Dan Richardson
- Born: Daniel Richardson 25 March 1996 (age 30) Penrith, Cumbria, England
- Height: 1.85 m (6 ft 1 in)
- Weight: 119 kg (18 st 10 lb; 262 lb)
- School: Lime House School Ullswater Community College
- University: Leeds Beckett University

Rugby union career
- Position: Prop
- Current team: Nottingham

Amateur team(s)
- Years: Team / Apps / (Points)
- –: Penrith
- Correct as of 10 September 2021

Senior career
- Years: Team / Apps / (Points)
- 2017–2018: Fylde
- 2018–2019: Rotherham Titans
- 2019–2021: Jersey Reds / 9 / (0)
- 2021–2024: Leicester Tigers / 18 / (0)
- 2024–: Nottingham
- Correct as of 28 July 2024

= Dan Richardson =

English rugby union player

Dan Richardson (born 25 March 1996) is an English rugby union player who plays for Nottingham in the RFU Championship, he previously played for Leicester Tigers in Premiership Rugby.

==Career==
The loosehead prop played junior rugby with his home-town club at Penrith in Cumbria before representing Leeds Beckett University, where he studied Sports and Exercise Science. Ahead of the 2017/18 season, he joined National One side Fylde and then spent a season with Rotherham Titans in National League 1.

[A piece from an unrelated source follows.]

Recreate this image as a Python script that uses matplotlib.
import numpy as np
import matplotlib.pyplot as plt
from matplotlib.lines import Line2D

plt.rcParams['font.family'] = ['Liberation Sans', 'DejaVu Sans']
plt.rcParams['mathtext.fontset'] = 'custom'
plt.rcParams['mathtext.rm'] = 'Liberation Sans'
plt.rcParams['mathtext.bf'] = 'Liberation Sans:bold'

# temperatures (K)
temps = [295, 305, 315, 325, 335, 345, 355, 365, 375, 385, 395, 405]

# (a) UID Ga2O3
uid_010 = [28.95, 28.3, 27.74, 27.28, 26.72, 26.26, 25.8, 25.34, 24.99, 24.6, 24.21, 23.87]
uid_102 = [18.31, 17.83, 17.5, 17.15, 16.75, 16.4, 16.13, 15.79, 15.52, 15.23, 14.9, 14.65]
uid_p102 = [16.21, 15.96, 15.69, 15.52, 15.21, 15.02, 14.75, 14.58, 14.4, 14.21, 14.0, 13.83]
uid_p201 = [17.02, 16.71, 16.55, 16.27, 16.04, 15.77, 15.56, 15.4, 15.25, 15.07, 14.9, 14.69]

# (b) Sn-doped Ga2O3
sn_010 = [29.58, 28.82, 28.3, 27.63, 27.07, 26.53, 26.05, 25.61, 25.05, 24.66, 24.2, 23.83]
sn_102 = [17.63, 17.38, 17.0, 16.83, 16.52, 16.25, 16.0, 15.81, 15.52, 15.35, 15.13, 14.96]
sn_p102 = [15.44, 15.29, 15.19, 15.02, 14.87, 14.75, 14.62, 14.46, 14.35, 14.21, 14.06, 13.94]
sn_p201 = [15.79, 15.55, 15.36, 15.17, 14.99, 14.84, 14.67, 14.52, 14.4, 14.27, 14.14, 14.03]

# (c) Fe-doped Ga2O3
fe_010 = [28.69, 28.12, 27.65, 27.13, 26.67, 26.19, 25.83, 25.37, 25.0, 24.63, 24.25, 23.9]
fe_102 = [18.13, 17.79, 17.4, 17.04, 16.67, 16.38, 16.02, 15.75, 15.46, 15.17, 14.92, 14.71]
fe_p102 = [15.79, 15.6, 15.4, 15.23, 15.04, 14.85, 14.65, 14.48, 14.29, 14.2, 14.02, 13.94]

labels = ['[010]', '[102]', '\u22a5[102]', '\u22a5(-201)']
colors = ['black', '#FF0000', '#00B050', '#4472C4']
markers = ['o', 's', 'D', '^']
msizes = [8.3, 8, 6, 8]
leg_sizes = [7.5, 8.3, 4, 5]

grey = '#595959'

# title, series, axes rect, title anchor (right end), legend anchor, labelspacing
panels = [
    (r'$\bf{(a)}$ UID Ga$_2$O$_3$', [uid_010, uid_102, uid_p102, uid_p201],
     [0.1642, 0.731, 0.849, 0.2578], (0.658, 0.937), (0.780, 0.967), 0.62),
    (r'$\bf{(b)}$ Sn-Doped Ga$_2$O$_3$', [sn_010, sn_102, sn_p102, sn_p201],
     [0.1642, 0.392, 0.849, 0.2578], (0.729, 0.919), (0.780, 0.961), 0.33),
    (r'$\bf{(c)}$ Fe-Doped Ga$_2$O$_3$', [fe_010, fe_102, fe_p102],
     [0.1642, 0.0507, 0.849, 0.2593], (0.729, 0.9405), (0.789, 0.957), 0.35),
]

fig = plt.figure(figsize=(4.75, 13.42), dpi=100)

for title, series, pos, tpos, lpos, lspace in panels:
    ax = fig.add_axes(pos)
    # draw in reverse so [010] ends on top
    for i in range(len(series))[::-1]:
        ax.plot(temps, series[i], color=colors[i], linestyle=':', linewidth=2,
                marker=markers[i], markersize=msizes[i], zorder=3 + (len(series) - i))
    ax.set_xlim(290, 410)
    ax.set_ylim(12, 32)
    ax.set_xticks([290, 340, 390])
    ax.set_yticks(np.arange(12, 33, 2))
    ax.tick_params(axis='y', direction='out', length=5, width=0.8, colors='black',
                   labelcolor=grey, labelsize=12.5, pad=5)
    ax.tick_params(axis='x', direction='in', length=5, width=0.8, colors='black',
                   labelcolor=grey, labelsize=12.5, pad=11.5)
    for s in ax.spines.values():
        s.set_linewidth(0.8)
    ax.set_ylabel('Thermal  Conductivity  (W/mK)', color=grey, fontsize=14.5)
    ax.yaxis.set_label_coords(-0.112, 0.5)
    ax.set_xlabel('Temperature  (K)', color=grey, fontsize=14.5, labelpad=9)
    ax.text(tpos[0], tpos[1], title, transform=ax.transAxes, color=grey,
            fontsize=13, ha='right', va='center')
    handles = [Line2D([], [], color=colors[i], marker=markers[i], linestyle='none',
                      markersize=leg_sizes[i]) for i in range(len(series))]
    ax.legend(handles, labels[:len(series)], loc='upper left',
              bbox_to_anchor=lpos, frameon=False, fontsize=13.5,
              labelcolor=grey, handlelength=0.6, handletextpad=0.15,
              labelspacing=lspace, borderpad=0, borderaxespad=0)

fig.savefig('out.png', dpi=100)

On 19 March 2019, Richardson moved to the RFU Championship with Jersey Reds ahead of the 2019–20 season. On 9 July 2021, Richardson makes his move to Premiership Rugby with Leicester Tigers ahead of the 2021–22 season.

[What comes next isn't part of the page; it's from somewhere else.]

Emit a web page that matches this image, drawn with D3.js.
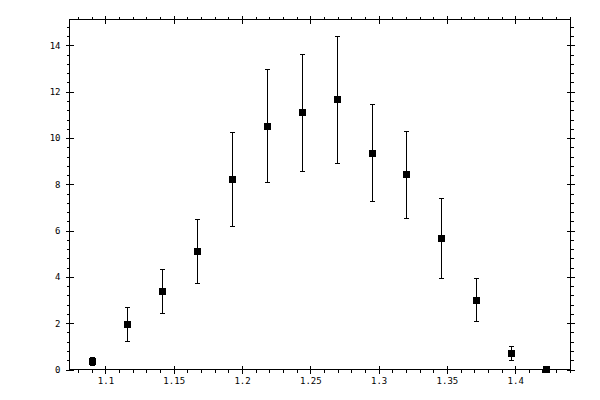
<!DOCTYPE html>
<html><head><meta charset="utf-8">
<script src="https://cdn.jsdelivr.net/npm/d3@7"></script>
<style>
body{margin:0;background:#fff;}
svg{display:block;}
.tick text{font-family:"DejaVu Sans Mono",monospace;font-size:9px;fill:#000;}
.domain{display:none;}
.tick line{stroke:#000;stroke-width:1;}
</style></head>
<body>
<svg id="c" width="600" height="400"></svg>
<script>
const xValues = [1.0905, 1.1160, 1.1416, 1.1671, 1.1927, 1.2182, 1.2438, 1.2693, 1.2949, 1.3204, 1.3460, 1.3715, 1.3971, 1.4226];
const yValues = [0.38, 1.97, 3.39, 5.12, 8.22, 10.53, 11.11, 11.67, 9.36, 8.43, 5.70, 3.02, 0.73, 0.04];
const yErrors = [0.18, 0.72, 0.97, 1.40, 2.02, 2.44, 2.53, 2.73, 2.10, 1.88, 1.73, 0.93, 0.30, 0.00];
const xMajorTicks = [1.1, 1.15, 1.2, 1.25, 1.3, 1.35, 1.4];
const xTickLabels = ["1.1", "1.15", "1.2", "1.25", "1.3", "1.35", "1.4"];
const yMajorTicks = [0, 2, 4, 6, 8, 10, 12, 14];
const yTickLabels = ["0", "2", "4", "6", "8", "10", "12", "14"];

const L = 69.5, R = 570.5, T = 19.5, B = 369.5;
const x = d3.scaleLinear().domain([1.0737, 1.4405]).range([L, R]);
const y = d3.scaleLinear().domain([0, 15.12]).range([B, T]);

const xMinor = d3.range(108, 145).map(v => v / 100).filter(v => v >= 1.0737 && v < 1.4405 && !xMajorTicks.some(m => Math.abs(m - v) < 1e-6));
const yMinor = d3.range(0, 38).map(v => +(v * 0.4).toFixed(2)).filter(v => v <= 15.12 && !yMajorTicks.some(m => Math.abs(m - v) < 1e-6));

const svg = d3.select("#c").attr("shape-rendering", "crispEdges");
const g = svg.append("g");

function addAxis(axisFn, scale, ticks, size, transform, labels, pad) {
  const a = axisFn(scale).tickValues(ticks).tickSizeInner(size).tickSizeOuter(0);
  if (labels) a.tickFormat((d, i) => labels[i]).tickPadding(pad); else a.tickFormat("");
  g.append("g").attr("transform", transform).call(a);
}
// bottom
addAxis(d3.axisBottom, x, xMajorTicks, 4, `translate(0,${B})`, xTickLabels, 4);
addAxis(d3.axisTop, x, xMajorTicks, 4, `translate(0,${B})`, null);
addAxis(d3.axisBottom, x, xMinor, 3, `translate(0,${B})`, null);
// top
addAxis(d3.axisTop, x, xMajorTicks, 4, `translate(0,${T})`, null);
addAxis(d3.axisBottom, x, xMajorTicks, 4, `translate(0,${T})`, null);
addAxis(d3.axisTop, x, xMinor, 3, `translate(0,${T})`, null);
// left
addAxis(d3.axisLeft, y, yMajorTicks, 4, `translate(${L},0)`, yTickLabels, 5);
addAxis(d3.axisRight, y, yMajorTicks, 4, `translate(${L},0)`, null);
addAxis(d3.axisLeft, y, yMinor, 3, `translate(${L},0)`, null);
// right
addAxis(d3.axisRight, y, yMajorTicks, 4, `translate(${R},0)`, null);
addAxis(d3.axisLeft, y, yMajorTicks, 4, `translate(${R},0)`, null);
addAxis(d3.axisRight, y, yMinor, 3, `translate(${R},0)`, null);

// frame
g.append("rect").attr("x", L).attr("y", T).attr("width", R - L).attr("height", B - T)
  .attr("fill", "none").attr("stroke", "#000").attr("stroke-width", 1);

const data = xValues.map((xv, i) => ({x: xv, y: yValues[i], e: yErrors[i]}));
const pts = g.append("g");
const px = d => Math.round(x(d.x)) + 0.5;
pts.selectAll("line.eb").data(data.filter(d => d.e > 0)).join("line").attr("class", "eb")
  .attr("x1", px).attr("x2", px)
  .attr("y1", d => Math.round(y(d.y - d.e)) + 0.5).attr("y2", d => Math.round(y(d.y + d.e)) + 0.5)
  .attr("stroke", "#000");
["lo", "hi"].forEach(k => {
  pts.selectAll("line.c" + k).data(data.filter(d => d.e > 0)).join("line").attr("class", "c" + k)
    .attr("x1", d => px(d) - 2.5).attr("x2", d => px(d) + 2.5)
    .attr("y1", d => Math.round(y(k === "lo" ? d.y - d.e : d.y + d.e)) + 0.5)
    .attr("y2", d => Math.round(y(k === "lo" ? d.y - d.e : d.y + d.e)) + 0.5)
    .attr("stroke", "#000");
});
pts.selectAll("rect.m").data(data).join("rect").attr("class", "m")
  .attr("x", d => Math.round(x(d.x)) - 3).attr("y", d => Math.round(y(d.y)) - 3)
  .attr("width", 7).attr("height", 7).attr("fill", "#000");
</script>
</body></html>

Richardson made his Leicester debut on 13 November 2021 as a second half substitute in a Premiership Rugby Cup win against Sale Sharks at Welford Road. He made his first Premiership start on 26 January 2024 in a 20-19 win against Harlequins at the Stoop.

On 23 May 2024 Richardson was announced as a new signing for Nottingham.